I got past my bad boy stage and started dating men who read newspapers and voted. It had been an interesting stretch of my life and I felt something had been burned out of me.
At the age of 16 my son Jason got my attention by saying he was thinking of getting a tattoo. Oh, I was ready for this one and I reminded him that until he was 18 I owned him, mind, body and soul. It's a simple statement and does not leave room for discussion. I had become my German father. Two years later I was frying pork chops and the boy came up behind me. "Remember when you said I had to wait until I was 18 to get a tattoo?"he started. My parent's mind began drawing into its vortex all argumentative points regarding the subject. "Well, I got one," he ended. It's one of those parental moments that you remember always, the look of the room, the way the sunset came through the window, my youngest son looking up from the kitchen table. I sighed, "do you know how many hours I spent when you were a baby rubbing lotion onto your skin?" He countered "thanks, Mom! The tattoo guy said I had great skin!" Gr-r-r. He had slashes of varying lengths crisscrossing his bicep. But what does it mean, I asked. He didn't know, some kind of east Indian symbol. He's going to be walking down the streets of New York and some Indian will read his arm and accost him thinking Jason has insulted the guy's mother. And tattooing like so many other self-absorbed hobbies is addictive and years later Jason had Japanese koi stencilled across his back, gently turning towards each other. And his last was around his bony ankle, "that one hurt," he says and that proves a point. Don't get inked on a bony area, find a pad of fat which leads up to my tattoo.
4 comments:
I was thinking of having a "W" put on each butt cheek, so when I would bend over it would say "WOW"

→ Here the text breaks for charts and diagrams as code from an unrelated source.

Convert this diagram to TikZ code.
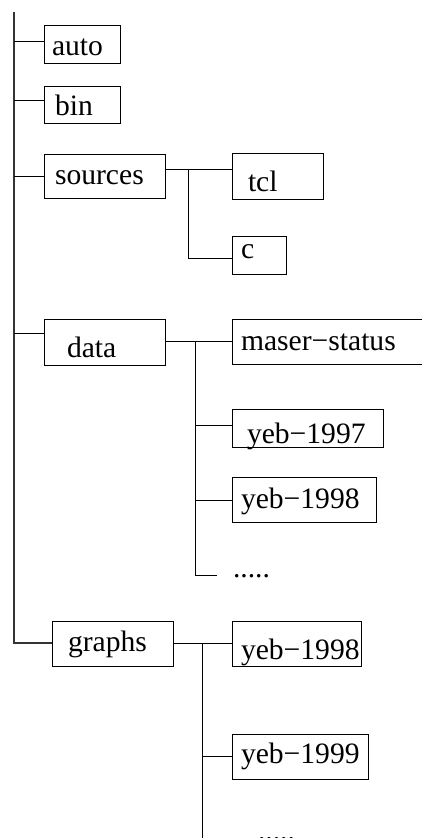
\documentclass[tikz,border=0pt]{standalone}
\usepackage{fontspec}
\setmainfont{Liberation Serif}
\begin{document}
\begin{tikzpicture}[x=1pt,y=-1pt,
  box/.style={draw=black,line width=1pt,inner sep=0pt,outer sep=0pt,anchor=north west},
  lbl/.style={inner sep=0pt,outer sep=0pt,anchor=base west,font=\fontsize{29.6}{32}\selectfont},
  conn/.style={draw=black,line width=1pt},
  trunkline/.style={draw=black!80,line width=1.2pt}]
\useasboundingbox (0,0) rectangle (422,838);
% boxes
\node[box,minimum width=76pt,minimum height=38pt] (auto) at (44,25) {};
\node[box,minimum width=76pt,minimum height=37pt] (bin) at (44,86) {};
\node[box,minimum width=121pt,minimum height=44pt] (sources) at (44,154) {};
\node[box,minimum width=91pt,minimum height=46pt] (tcl) at (232,153) {};
\node[box,minimum width=54pt,minimum height=38pt] (c) at (232,236) {};
\node[box,minimum width=121pt,minimum height=46pt] (data) at (44,319) {};
\node[box,minimum width=191pt,minimum height=45pt] (maser) at (232,319) {};
\node[box,minimum width=151pt,minimum height=38pt] (y97) at (232,409) {};
\node[box,minimum width=144pt,minimum height=45pt] (y98a) at (232,477) {};
\node[box,minimum width=121pt,minimum height=45pt] (graphs) at (52,621) {};
\node[box,minimum width=129pt,minimum height=45pt] (y98b) at (232,621) {};
\node[box,minimum width=136pt,minimum height=45pt] (y99) at (232,734) {};
% labels
\node[lbl] (tauto) at (52,55) {auto};
\node[lbl] (tbin) at (55,115) {bin};
\node[lbl] (tsources) at (55,184) {sources};
\node[lbl] (ttcl) at (248,191) {tcl};
\node[lbl] (tc) at (241,258) {c};
\node[lbl] (tdata) at (67,357) {data};
\node[lbl] (tmaser) at (241,350) {maser−status};
\node[lbl] (ty97) at (247,443) {yeb−1997};
\node[lbl] (ty98a) at (241,508) {yeb−1998};
\node[lbl] (tdots1) at (233,577) {.....};
\node[lbl] (tgraphs) at (68,651) {graphs};
\node[lbl] (ty98b) at (241,659) {yeb−1998};
\node[lbl] (ty99) at (241,763) {yeb−1999};
\node[lbl] (tdots2) at (258,840) {.....};
% trunk
\coordinate (top) at (14,12);
\coordinate (bA) at (14,41);
\coordinate (bB) at (14,100);
\coordinate (bS) at (14,176);
\coordinate (bD) at (14,333);
\coordinate (bG) at (14,643);
\draw[trunkline] (top) -- (bG) -- (graphs.west |- bG);
\draw[conn] (bA) -- (auto.west |- bA);
\draw[conn] (bB) -- (bin.west |- bB);
\draw[conn] (bS) -- (sources.west |- bS);
\draw[conn] (bD) -- (data.west |- bD);
% sources subtree
\coordinate (sv) at (188,169);
\coordinate (svb) at (188,258);
\draw[conn] (sources.east |- sv) -- (tcl.west |- sv);
\draw[conn] (sv) -- (svb) -- (c.west |- svb);
% data subtree
\coordinate (dv) at (195,341);
\coordinate (dv2) at (195,425);
\coordinate (dv3) at (195,500);
\coordinate (dv4) at (195,575);
\coordinate (dend) at (217,575);
\draw[conn] (data.east |- dv) -- (maser.west |- dv);
\draw[conn] (dv) -- (dv4) -- (dend);
\draw[conn] (dv2) -- (y97.west |- dv2);
\draw[conn] (dv3) -- (y98a.west |- dv3);
% graphs subtree
\coordinate (gv) at (202,643);
\coordinate (gv2) at (202,756);
\coordinate (gvend) at (202,842);
\draw[conn] (graphs.east |- gv) -- (y98b.west |- gv);
\draw[conn] (gv) -- (gvend);
\draw[conn] (gv2) -- (y99.west |- gv2);
\end{tikzpicture}
\end{document}
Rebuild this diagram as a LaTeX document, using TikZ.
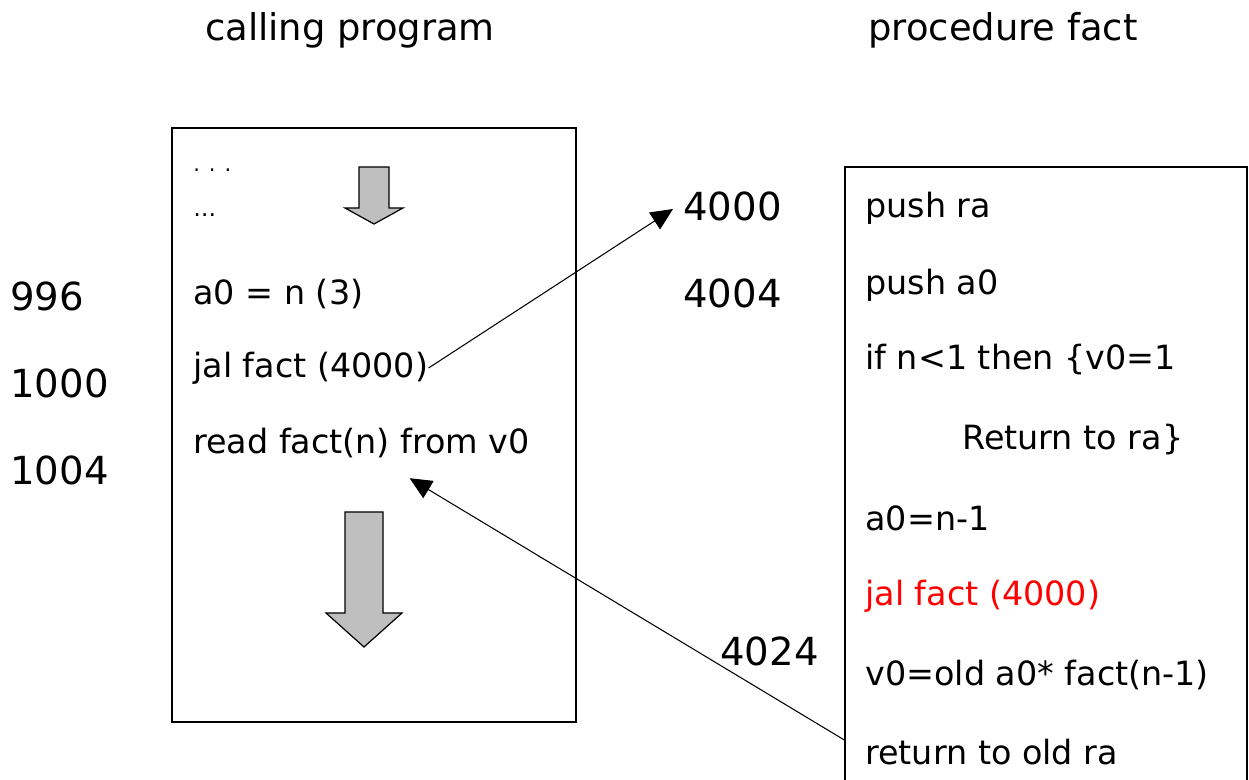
\documentclass[tikz,border=0pt]{standalone}
\usepackage{fontspec}
\setmainfont{DejaVu Sans}
\usepackage{xcolor}
\usetikzlibrary{arrows.meta,calc,positioning}
\tikzset{
  title/.style={font=\fontsize{21}{24}\selectfont, inner sep=0pt},
  code/.style={font=\fontsize{19}{22}\selectfont, anchor=west, inner sep=0pt},
  addr/.style={font=\fontsize{22}{24}\selectfont, anchor=west, inner sep=0pt},
  frame/.style={draw, line width=0.8pt, fill=white},
  bigarrow/.style={draw, line width=0.7pt, fill=gray!50},
  call/.style={-{Triangle[length=4.4mm, width=4mm]}, line width=0.6pt}
}

\begin{document}
\begin{tikzpicture}[x=0.02cm,y=-0.02cm]
  \useasboundingbox (0,0) rectangle (1249,780);

  \node[title] (tcall) at (350,30) {calling program};
  \node[title] (tproc) at (1003,30) {procedure fact};

  % calling program
  \node[frame, minimum width=8.08cm, minimum height=11.88cm] (main) at (374,425) {};
  \node[code, font=\fontsize{12}{14}\selectfont] (dots1) at (193,170) {. . .};
  \node[code, font=\fontsize{13}{14}\selectfont] (dots2) at (193,215) {\dots};
  \node[code] (seta) at (193,294) {a0 = n (3)};
  \node[code] (jal) at (193,368) {jal fact (4000)};
  \node[code] (read) at (193,443) {read fact(n) from v0};

  \draw[bigarrow] (359,167) -- (389,167) -- (389,208) -- (403,208) -- (374,224)
    -- (345,208) -- (359,208) -- cycle;
  \draw[bigarrow] (345,512) -- (383,512) -- (383,613) -- (402,613) -- (364,647)
    -- (326,613) -- (345,613) -- cycle;

  \node[addr] (a996) at (10,296) {996};
  \node[addr] (a1000) at (10,383) {1000};
  \node[addr] (a1004) at (10,470) {1004};

  % procedure fact
  \node[frame, minimum width=8.04cm, minimum height=12.8cm] (proc) at (1046,487) {};
  \node[code] (p1) at (865,208) {push ra};
  \node[code] (p2) at (865,285) {push a0};
  \node[code] (p3) at (865,360) {if n<1 then \{v0=1};
  \node[code] (p4) at (962,440) {Return to ra\}};
  \node[code] (p5) at (865,518) {a0=n-1};
  \node[code, text=red] (p6) at (865,596) {jal fact (4000)};
  \node[code] (p7) at (865,675) {v0=old a0* fact(n-1)};
  \node[code] (p8) at (865,752) {return to old ra};

  \node[addr] (a4000) at (683,206) {4000};
  \node[addr] (a4004) at (683,293) {4004};
  \node[addr] (a4024) at (720,651) {4024};

  \draw[call] (jal.east) -- ($(a4000.west)+(-10,3)$);
  \draw[call] ($(proc.west |- p8)+(0,-12)$) -- ($(read.south)+(48,20)$);
\end{tikzpicture}
\end{document}
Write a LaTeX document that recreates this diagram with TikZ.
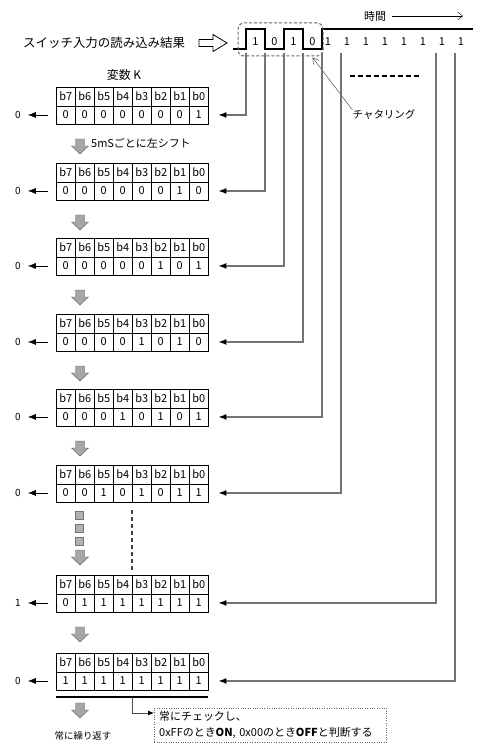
\documentclass[tikz,border=0pt]{standalone}
\usepackage{fontspec}
\setmainfont{Noto Sans CJK JP}
\usetikzlibrary{calc,positioning,arrows.meta}
\tikzset{
    x=1bp, y=-1bp, % pixel units, y going down
    bitcell/.style={draw, minimum width=19bp, minimum height=18.5bp, inner sep=0pt, anchor=north west, font=\fontsize{11}{12}\selectfont},
    wire/.style={draw=black!55, line width=1.4bp}, % lines from the input signal
    tip/.style={-{Latex[length=8bp,width=6bp,color=black]}},
    lbl/.style={inner sep=0pt, font=\fontsize{11}{13}\selectfont},
    shiftarrow/.pic={\filldraw[fill=black!35,draw=black!65] (-4.5,0) -- (4.5,0) -- (4.5,7) -- (8.5,7) -- (0,15) -- (-8.5,7) -- (-4.5,7) -- cycle;},
    hollowarrow/.pic={\filldraw[fill=white,draw=black,line width=0.8bp] (0,-3.5) -- (14,-3.5) -- (14,-8.5) -- (28,0) -- (14,8.5) -- (14,3.5) -- (0,3.5) -- cycle;},
}
\begin{document}
\begin{tikzpicture}
    \useasboundingbox (0,0) rectangle (486,750);

    % input signal
    \node[lbl, anchor=west, font=\fontsize{12.5}{14}\selectfont] (sw_in) at (23,43) {スイッチ入力の読み込み結果};
    \pic at (199,43) {hollowarrow};
    \node[lbl] (jikan) at (375,16) {時間};
    \coordinate (jikan_end) at (463,16);
    \draw[-{Straight Barb[length=5bp,width=8bp]}] ([xshift=6bp]jikan.east) -- (jikan_end);
    \draw[line width=2.3bp] (233,49) -- (246,49) -- (246,29) -- (265,29) -- (265,49) -- (284,49) -- (284,29)
        -- (303,29) -- (303,49) -- (322,49) -- (322,29) -- (473,29);
    \foreach \i/\b in {0/1,1/0,2/1,3/0}
        \node[lbl] (bit_\i) at (255.5+19*\i,42) {\b};
    \foreach \i in {4,...,11}
        \node[lbl] (bit_\i) at (252+19*\i,42) {1};
    \foreach \i in {0,...,11}
        \coordinate (t_\i) at (246+19*\i,53);
    \node[draw=black!60, line width=1bp, dash pattern=on 3bp off 2bp, rounded corners=6bp, minimum width=85bp, minimum height=33bp] (chatbox) at (280.5,39.5) {};
    \node[lbl, font=\fontsize{10.5}{12}\selectfont] (chat_lbl) at (384,115) {チャタリング};
    \draw[black!80, -{Straight Barb[length=6bp,width=7bp]}] (chat_lbl.north west) -- ([xshift=-11bp,yshift=-1bp]chatbox.south east);
    \draw[line width=1.2bp, dash pattern=on 5bp off 3bp] (350,76) -- (421,76);

    % variable K, shifted every 5 ms
    \node[font=\fontsize{12}{14}\selectfont] (var_k) at (124,75) {変数 K};
    \foreach \k/\ytop/\bits in {1/87/{0,0,0,0,0,0,0,1}, 2/163/{0,0,0,0,0,0,1,0}, 3/238/{0,0,0,0,0,1,0,1},
        4/314/{0,0,0,0,1,0,1,0}, 5/389/{0,0,0,1,0,1,0,1}, 6/465/{0,0,1,0,1,0,1,1},
        7/575/{0,1,1,1,1,1,1,1}, 8/653/{1,1,1,1,1,1,1,1}}{
        \foreach \b [count=\c from 0] in \bits {
            \pgfmathtruncatemacro{\n}{7-\c}
            \node[bitcell] (hdr_\k_\c) at (56+19*\c,\ytop) {b\n};
            \node[bitcell] (val_\k_\c) at (56+19*\c,\ytop+18.5) {\b};
        }
        \coordinate (in_\k) at ($(val_\k_7.east)+(10,0)$);
    }
    \foreach \k/\o in {1/0,2/0,3/0,4/0,5/0,6/0,7/1,8/0}{
        \node[lbl, font=\fontsize{10}{12}\selectfont] (out_\k) at ($(val_\k_0.west)+(-38,0)$) {\o};
        \draw[tip, shorten <=8bp, shorten >=7bp] (val_\k_0.west) -- (out_\k.east);
    }
    \foreach \k/\t in {1/0,2/1,3/2,4/3,5/4,6/5,7/10,8/11}
        \draw[wire, tip] (t_\t) |- (in_\k);

    \node[lbl, anchor=west, font=\fontsize{11}{13}\selectfont] (shift_note) at (91,143) {5mSごとに左シフト};
    \foreach \y in {139,215,290,366,441,550,627,703}
        \pic at (80,\y) {shiftarrow};
    \foreach \y in {515,528,541}
        \filldraw[fill=black!30, draw=black!55] (75.5,\y-4) rectangle (83.5,\y+4);
    \draw[black!75, line width=1.4bp, dash pattern=on 4bp off 3bp] (132,510) -- (132,570);

    % check of the last value
    \coordinate (bar_l) at (56,697);
    \coordinate (bar_r) at (208,697);
    \coordinate (bar_mid) at (132,697);
    \draw[line width=2.5bp] (bar_l) -- (bar_r);
    \node[lbl, font=\fontsize{9.5}{11}\selectfont] (repeat) at (83,736) {常に繰り返す};
    \node[draw=black!60, dotted, anchor=north west, text width=222bp, inner xsep=5bp, inner ysep=1bp,
        minimum height=34bp, align=left, font=\fontsize{11}{16}\selectfont] (chk) at (154,708)
        {常にチェックし、\\0xFFのとき\textbf{ON}, 0x00のとき\textbf{OFF}と判断する};
    \coordinate (chk_in) at (154,713);
    \draw[black!70, line width=0.8bp, -{Latex[length=6bp,width=5bp,color=black]}] (bar_mid) |- (chk_in);
\end{tikzpicture}
\end{document}
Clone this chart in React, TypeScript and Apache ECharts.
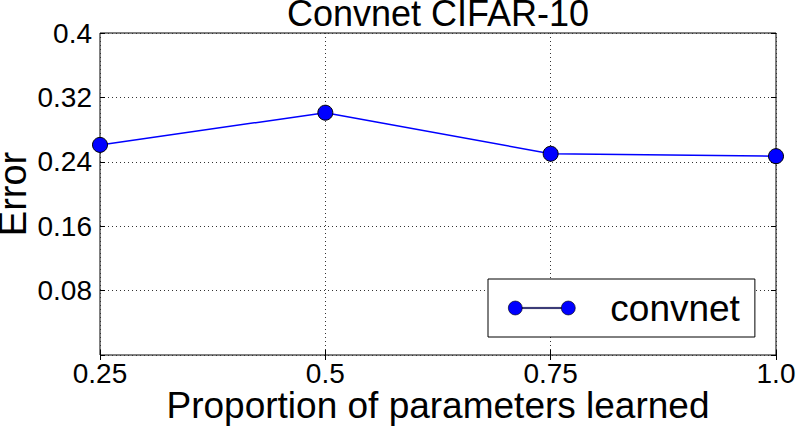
import React, { useEffect, useRef } from "react";
import * as echarts from "echarts";

const proportions = [0.25, 0.5, 0.75, 1.0];
const errors = [0.261, 0.301, 0.25, 0.247];
const seriesName = "convnet";
const titleText = "Convnet CIFAR-10";
const xName = "Proportion of parameters learned";
const yName = "Error";

const FONT = "Liberation Sans, Arial, Helvetica, sans-serif";

export default function App() {
  const ref = useRef<HTMLDivElement>(null);
  useEffect(() => {
    if (!ref.current) return;
    const chart = echarts.init(ref.current, null, { renderer: "svg" });
    const fmtY = (v: number) => (Math.abs(v) < 1e-9 ? "" : String(parseFloat(v.toFixed(2))));
    const fmtX = (v: number) => (Math.abs(v - 1) < 1e-9 ? "1.0" : String(parseFloat(v.toFixed(2))));
    const dotted = { color: "#333", width: 1, type: [1, 3] as any };
    chart.setOption({
      animation: false,
      backgroundColor: "#fff",
      textStyle: { fontFamily: FONT },
      title: {
        text: titleText,
        left: 438,
        top: 1,
        padding: 0,
        textAlign: "center",
        textStyle: { fontFamily: FONT, fontSize: 36, fontWeight: "normal", color: "#000", lineHeight: 25 },
      },
      grid: {
        left: 100,
        top: 33,
        width: 676,
        height: 322,
        containLabel: false,
        outerBoundsMode: "none",
        show: true,
        borderColor: "#000",
        borderWidth: 1,
        backgroundColor: "#fff",
      },
      legend: {
        data: [seriesName],
        left: 488,
        top: 279,
        orient: "horizontal",
        padding: [9, 15, 9, 20],
        borderColor: "#000",
        borderWidth: 1,
        backgroundColor: "#fff",
        itemWidth: 67,
        itemHeight: 14,
        icon: "path://M0,7a7,7 0 1,0 14,0a7,7 0 1,0 -14,0ZM14,6.4H53V7.6H14ZM53,7a7,7 0 1,0 14,0a7,7 0 1,0 -14,0Z",
        itemStyle: { color: "#0000ff", borderColor: "#000", borderWidth: 0.6 },
        textStyle: { fontFamily: FONT, fontSize: 37, color: "#000", lineHeight: 40, padding: [0, 0, 0, 30] },
        selectedMode: false,
      },
      xAxis: [
        {
          type: "value",
          min: 0.25,
          max: 1.0,
          interval: 0.25,
          name: xName,
          nameLocation: "middle",
          nameGap: 37,
          nameMoveOverlap: false,
          nameTextStyle: { fontFamily: FONT, fontSize: 37, color: "#000", lineHeight: 26, verticalAlign: "top" },
          axisLine: { show: false },
          axisTick: { show: true, inside: true, length: 5, lineStyle: { color: "#000" } },
          axisLabel: { fontFamily: FONT, fontSize: 28, color: "#000", margin: 6, lineHeight: 24, formatter: fmtX },
          splitLine: { show: true, lineStyle: dotted },
        },
        {
          type: "value",
          position: "top",
          min: 0.25,
          max: 1.0,
          interval: 0.25,
          axisLine: { show: false },
          axisTick: { show: true, inside: true, length: 5, lineStyle: { color: "#000" } },
          axisLabel: { show: false },
          splitLine: { show: false },
        },
      ],
      yAxis: [
        {
          type: "value",
          min: 0,
          max: 0.4,
          interval: 0.08,
          name: yName,
          nameLocation: "middle",
          nameGap: 72,
          nameMoveOverlap: false,
          nameTextStyle: { fontFamily: FONT, fontSize: 38, color: "#000", lineHeight: 30 },
          axisLine: { show: false },
          axisTick: { show: true, inside: true, length: 5, lineStyle: { color: "#000" } },
          axisLabel: { fontFamily: FONT, fontSize: 28, color: "#000", margin: 8, formatter: fmtY },
          splitLine: { show: true, lineStyle: dotted },
        },
        {
          type: "value",
          position: "right",
          min: 0,
          max: 0.4,
          interval: 0.08,
          axisLine: { show: false },
          axisTick: { show: true, inside: true, length: 5, lineStyle: { color: "#000" } },
          axisLabel: { show: false },
          splitLine: { show: false },
        },
      ],
      series: [
        {
          name: seriesName,
          type: "line",
          xAxisIndex: 0,
          yAxisIndex: 0,
          data: proportions.map((p, i) => [p, errors[i]]),
          symbol: "circle",
          symbolSize: 15,
          clip: false,
          lineStyle: { color: "#0000ff", width: 1.5 },
          itemStyle: { color: "#0000ff", borderColor: "#000", borderWidth: 1 },
        },
      ],
    });
    return () => chart.dispose();
  }, []);
  return (
    <div
      ref={ref}
      style={{ position: "fixed", left: 0, top: 0, width: 797, height: 427 }}
    />
  );
}
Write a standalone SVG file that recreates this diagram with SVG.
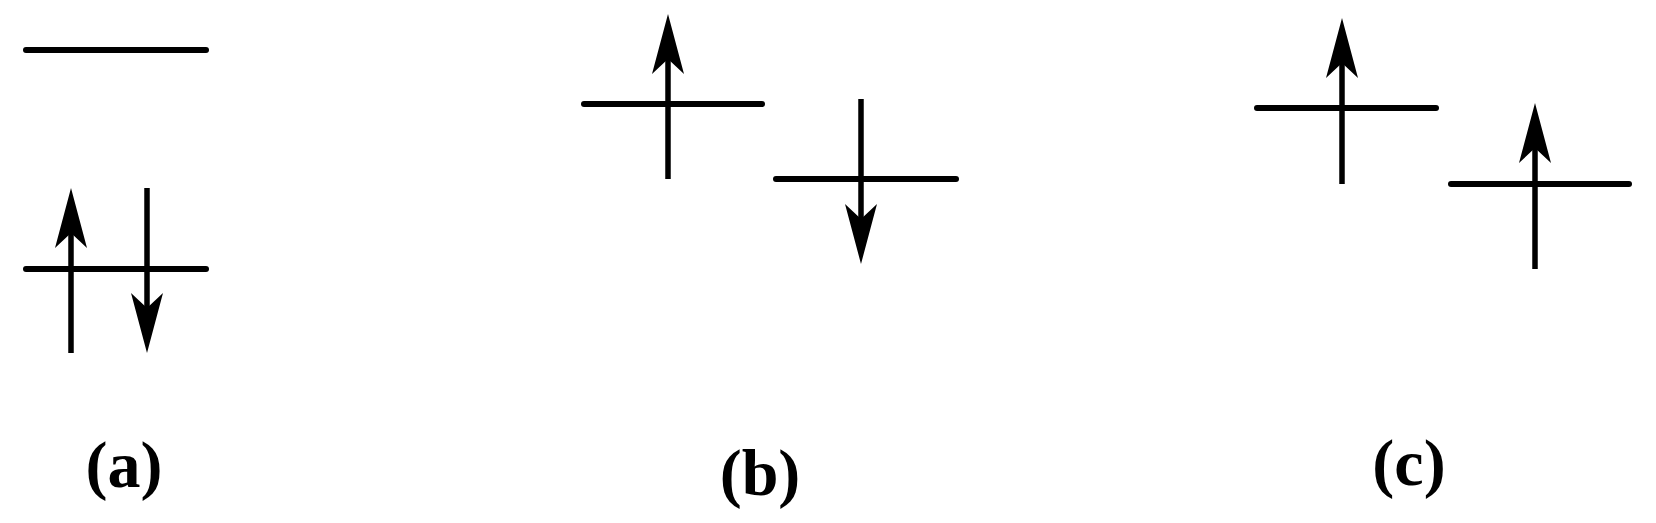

Old joke, baby, but thanks for stopping.
O'Dear Dawn, how fast you forget. Unlike you I lived a confined sequestered life. While you were running around with the wild Hendricks and Haas's, I was confined to my room. Mother and Father did not want me out. So I spend most my childhood and a good part of my adulthood, locked in my room. So most everything is 'new' to me. So please be kind with your commentary.
Thank you.
Yes, I am rude, apologies. WHAT I SHOULD HAVE SAID: thanks for that lovely mental picture!
I could have used a little more freedom in those days, I just didn't know it was available. I would LOVE to hear about your early days.